Abstract Summary
Aging vibration-prone structures may require up-to-date proofs of their load-bearing capacity for retrofitting or life-cycle assessments. The structural vibration response is affected by naturally variable structural properties and loads, known as aleatory uncertainties. With modeling, additional epistemic uncertainties are introduced due to missing knowledge of model parameters. The model responses then include both types of uncertainties in a mixed and nested form. Quantifying these polymorphic uncertainties is particularly important in structural dynamics, where a deterministic model may significantly underestimate responses, such as resonance phenomena.
A case study was conducted to characterize the vibration behavior of a guyed mast under polymorphic uncertainties. A simplified linear structural model was built using commercially available FEM software.
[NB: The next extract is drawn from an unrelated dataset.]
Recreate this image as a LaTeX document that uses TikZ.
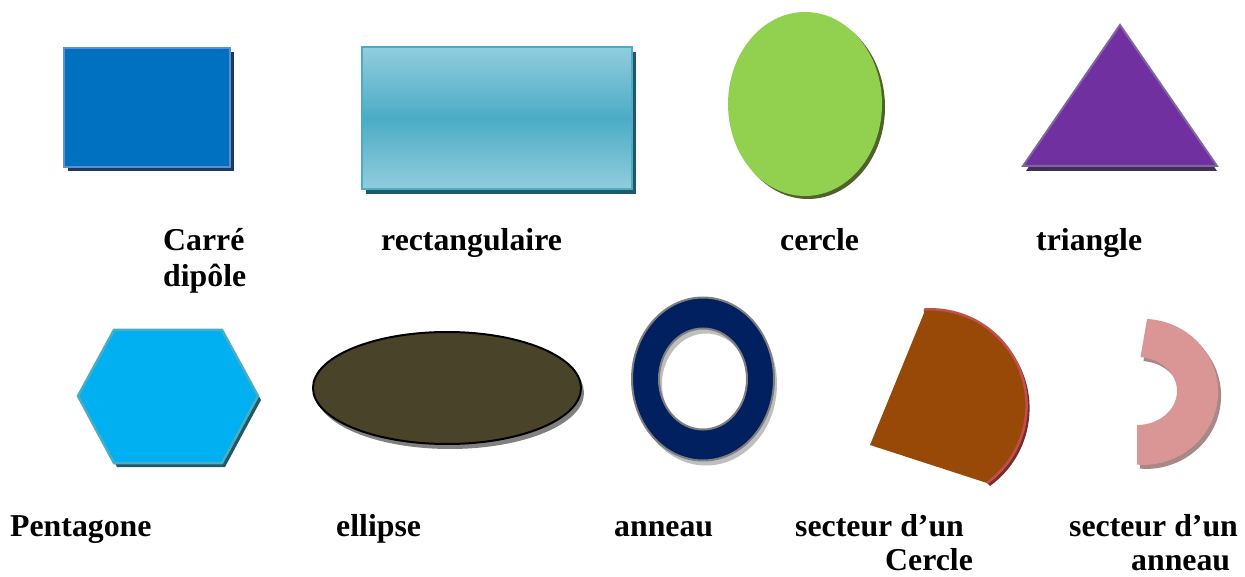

Polymorphic uncertainties in the input parameters were modeled and propagated using in-house code.
Aleatory uncertainties were modeled by probability theory, and a quasi-Monte Carlo simulation based on importance sampling facilitates an efficient reuse of computed samples. Epistemic uncertainties were modeled by evidence / belief function theory and their propagation was performed using approximate interval optimizations, avoiding surrogate models to avoid non-physical results. Particular emphasis was placed on computational efficiency, as the developed method is designed to be used for more complex numerical models. Statistics and aggregation of belief functions were used in conjunction with sensitivity analyses to yield explainable results.
The case study scenario is a retrofit of a guyed mast based on outdated design documents. Epistemically uncertain parameters include unknown structural damping, cross-section tolerances and material properties, the additional mass from antennas and cables, and pre-tensioning forces of the guy wires. Aleatory uncertainties arise from temperature effects on the guy wires and the viscosity of the dampers, as well as from icing in winter. The results highlight the natural variations of resonant frequencies, the characterization of resonant bands due to epistemic uncertainties, and the effectiveness of a deterministically designed Tuned Mass Damper in a structural model influenced by polymorphic uncertainties.
The developed methodology is applicable to moderately computationally expensive models of any type and does not require building surrogate models. Model runs are efficiently re-used and the uncertainty propagation can be highly parallelized. At the same computational cost, a pure stochastic treatment of uncertainties achieves slightly better variances, while concealing the influence of missing knowledge. The method reveals where enhancing knowledge about partly-known model parameters is beneficial and permits robust retrofit designs or increased confidence in life-cycle estimates.